Generally speaking, multi-process is more predictable and has better isolation (e.g. security, reliability, restartability). Threads naturally have less isolation, and this can make code more complex and cause bugs. If one thread crashes, it can take down the entire system.
Concurrency
While the model for parallelism doesn't generally affect how the server is implemented, the model for concurrency most certainly does. The default option, do nothing, is the simplest. Your code will execute from top to bottom, in a predictable way.
If you have existing code, multi-process or multi-thread can be a good approach. You cannot easily retrofit this code with promises, callbacks and other explicit forms of concurrency, because they invert flow control and require major structural changes.
Fibers, on the other hand, are semantically similarly to threads (excepting parallelism), but with less overhead. You can run whatever code you want in a fiber and by default it won't behave any worse than if it was running in its own thread or process. However, if you leverage the non-blocking I/O, you can perform significantly better and with the same resources, handle significantly more active connections.
Some models expose both synchronous and asynchronous methods. Such lazy interfaces burden the application code with irrelevant concurrency complexity. All operations that can be asynchronous should be where possible and it shouldn't require changing the method signature.
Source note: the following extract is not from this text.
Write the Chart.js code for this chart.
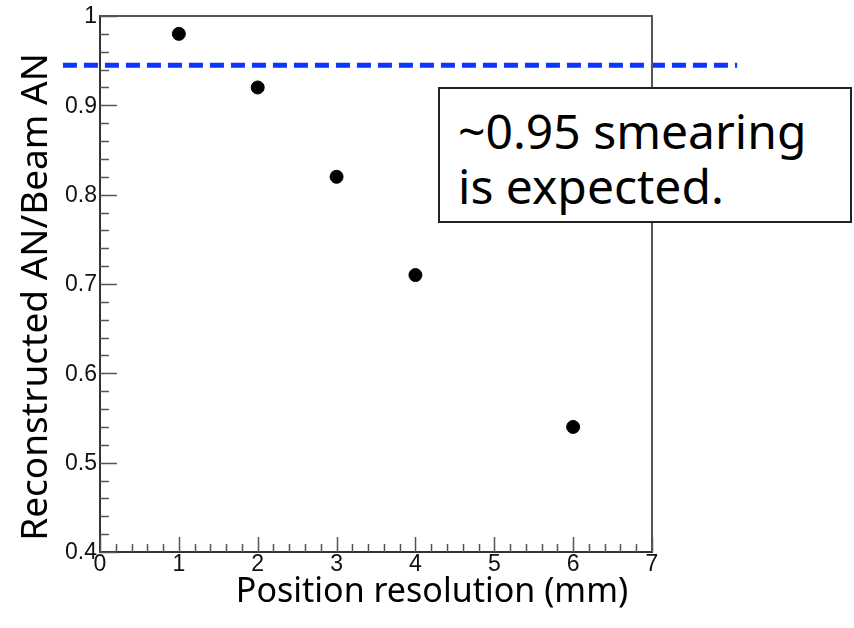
<!DOCTYPE html>
<html>
<head>
<meta charset="utf-8">
<script src="https://cdn.jsdelivr.net/npm/chart.js@4/dist/chart.umd.min.js"></script>
<style>
  html, body { margin: 0; padding: 0; background: #ffffff; }
  #wrap { position: relative; width: 854px; height: 628px; overflow: hidden; background: #fff; }
  #c { position: absolute; left: 0; top: 0; }
  .ttl { position: absolute; font-family: "Noto Sans", sans-serif; color: #000; white-space: nowrap; }
  #xTitle { left: 132px; top: 572px; width: 600px; text-align: center; font-size: 34px; line-height: 34px; height: 34px; }
  #yTitle { left: -267px; top: 278px; width: 600px; text-align: center; font-size: 37px; line-height: 38px; height: 38px; transform: rotate(-90deg); }
  #note { position: absolute; left: 438px; top: 87px; width: 410px; height: 132px; border: 2px solid #222;
          background: #fff; font-family: "Noto Sans", sans-serif; font-size: 48px; line-height: 55px;
          box-sizing: content-box; padding: 0; }
  #note div { padding-left: 18px; white-space: nowrap; }
</style>
</head>
<body>
<div id="wrap">
  <canvas id="c" width="854" height="628"></canvas>
  <div class="ttl" id="yTitle"></div>
  <div class="ttl" id="xTitle"></div>
  <div id="note"><div style="margin-top:14px" id="noteL1"></div><div id="noteL2"></div></div>
</div>
<script>
// ---- data ----
const resolutionMM = [1, 2, 3, 4, 6];
const anRatio = [0.98, 0.92, 0.82, 0.71, 0.54];
const expectedSmearing = 0.945;
const refLineX = [-0.47, 8.08];
const xTickValues = [0, 1, 2, 3, 4, 5, 6, 7];
const xTickLabels = ['0', '1', '2', '3', '4', '5', '6', '7'];
const yTickValues = [0.4, 0.5, 0.6, 0.7, 0.8, 0.9, 1];
const yTickLabels = ['0.4', '0.5', '0.6', '0.7', '0.8', '0.9', '1'];
const xAxisTitle = 'Position resolution (mm)';
const yAxisTitle = 'Reconstructed AN/Beam AN';
const noteLines = ['~0.95 smearing', 'is expected.'];

document.getElementById('xTitle').textContent = xAxisTitle;
document.getElementById('yTitle').textContent = yAxisTitle;
document.getElementById('noteL1').textContent = noteLines[0];
document.getElementById('noteL2').textContent = noteLines[1];

const TICK_FONT = '23px "Liberation Sans", Arial, sans-serif';

// ROOT-style inward ticks, tick labels and frame, placed with the chart's scales
const rootFrame = {
  id: 'rootFrame',
  afterDraw(chart) {
    const {ctx, chartArea: a} = chart;
    const xs = chart.scales.x, ys = chart.scales.y;
    ctx.save();
    ctx.strokeStyle = '#555';
    ctx.lineWidth = 2;
    ctx.beginPath();
    ctx.moveTo(a.left, a.top); ctx.lineTo(a.right, a.top); ctx.lineTo(a.right, a.bottom);
    ctx.stroke();
    ctx.lineWidth = 1.5;
    ctx.beginPath();
    const xMin = xTickValues[0], xMax = xTickValues[xTickValues.length - 1];
    const xStep = (xTickValues[1] - xTickValues[0]) / 5;
    for (let i = 0; i <= Math.round((xMax - xMin) / xStep); i++) {
      const v = xMin + i * xStep;
      const px = Math.round(xs.getPixelForValue(v)) + 0.5;
      const len = (i % 5 === 0) ? 15 : 8;
      ctx.moveTo(px, a.bottom); ctx.lineTo(px, a.bottom - len);
    }
    const yMin = yTickValues[0], yMax = yTickValues[yTickValues.length - 1];
    const yStep = (yTickValues[1] - yTickValues[0]) / 5;
    for (let i = 0; i <= Math.round((yMax - yMin) / yStep); i++) {
      const v = yMin + i * yStep;
      const py = Math.round(ys.getPixelForValue(v)) + 0.5;
      const len = (i % 5 === 0) ? 17 : 9;
      ctx.moveTo(a.left, py); ctx.lineTo(a.left + len, py);
    }
    ctx.stroke();
    // tick labels
    ctx.font = TICK_FONT;
    ctx.fillStyle = '#111';
    ctx.textAlign = 'right';
    ctx.textBaseline = 'middle';
    yTickValues.forEach((v, i) => {
      ctx.fillText(yTickLabels[i], a.left - 3, ys.getPixelForValue(v) + 1);
    });
    ctx.textAlign = 'center';
    ctx.textBaseline = 'top';
    xTickValues.forEach((v, i) => {
      ctx.fillText(xTickLabels[i], xs.getPixelForValue(v), a.bottom + 1);
    });
    ctx.restore();
  }
};

new Chart(document.getElementById('c'), {
  type: 'scatter',
  data: {
    datasets: [
      {
        label: 'points',
        data: resolutionMM.map((x, i) => ({x, y: anRatio[i]})),
        backgroundColor: '#000',
        borderColor: '#000',
        pointRadius: 6.5,
        pointHoverRadius: 6.5,
        order: 2
      },
      {
        label: 'expected',
        type: 'line',
        data: refLineX.map(x => ({x, y: expectedSmearing})),
        borderColor: '#0a36ff',
        borderWidth: 5,
        borderDash: [14, 7],
        pointRadius: 0,
        fill: false,
        clip: false,
        order: 1
      }
    ]
  },
  options: {
    responsive: false,
    animation: false,
    devicePixelRatio: 1,
    layout: { padding: { top: 16, right: 202, left: 0, bottom: 0 } },
    plugins: { legend: { display: false }, tooltip: { enabled: false } },
    scales: {
      x: {
        type: 'linear',
        min: xTickValues[0], max: xTickValues[xTickValues.length - 1],
        afterFit(s) { s.height = 76; },
        afterBuildTicks(s) { s.ticks = xTickValues.map(v => ({value: v})); },
        ticks: { display: false },
        grid: { display: false, drawTicks: false },
        border: { display: true, color: '#333', width: 2 }
      },
      y: {
        type: 'linear',
        min: yTickValues[0], max: yTickValues[yTickValues.length - 1],
        afterFit(s) { s.width = 100; },
        afterBuildTicks(s) { s.ticks = yTickValues.map(v => ({value: v})); },
        ticks: { display: false },
        grid: { display: false, drawTicks: false },
        border: { display: true, color: '#333', width: 2 }
      }
    }
  },
  plugins: [rootFrame]
});
</script>
</body>
</html>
Birds of a Feather, Fly Together
Falcon is a web server that supports both multi-thread and multi-process parallelism. For concurrency, it depends on async, which uses fibers. This allows existing Rack applications to work at least as well as existing servers, but in the case they choose to use concurrency-aware libraries, they can achieve significant improvements to both throughput and latency with minimal changes to configuration and zero changes to actual usage.
Asynchronous Postgres
While completely experimental, async-postgres is a transparent wrapper which makes the pg gem work concurrently when handling multiple long-running queries.
Asynchronous MySQL
Similarly, async-mysql is a transparent wrapper which makes the mysql2 gem work concurrently when handling multiple long-running queries.
Asynchronous Faraday
async-http-faraday is a backend for Faraday which makes HTTP requests execute concurrently, using a connection pool for HTTP/1 and multiplexing for HTTP/2, with minimal code changes required.
Asynchronous Ruby
It's actually possible to make ALL Ruby I/O concurrent by default. While this doesn't extend to native libraries, it does show that it's a feasible approach with minimal changes required to user code.
Conclusion
Multi-process and multi-thread designs provide parallelism and allow servers to use all available processors. Fibers improve scalabilty further by maximising I/O concurrency with minimal overheads. Callbacks achieve a similar result, but the inverted flow control requires significant changes to existing code. Fibers don't affect visible code flow, and thus make it possible to execute existing code with minimal changes, while potentially improving latency and throughput. Fibers are the best solution for composable, scalable, non-blocking clients and servers.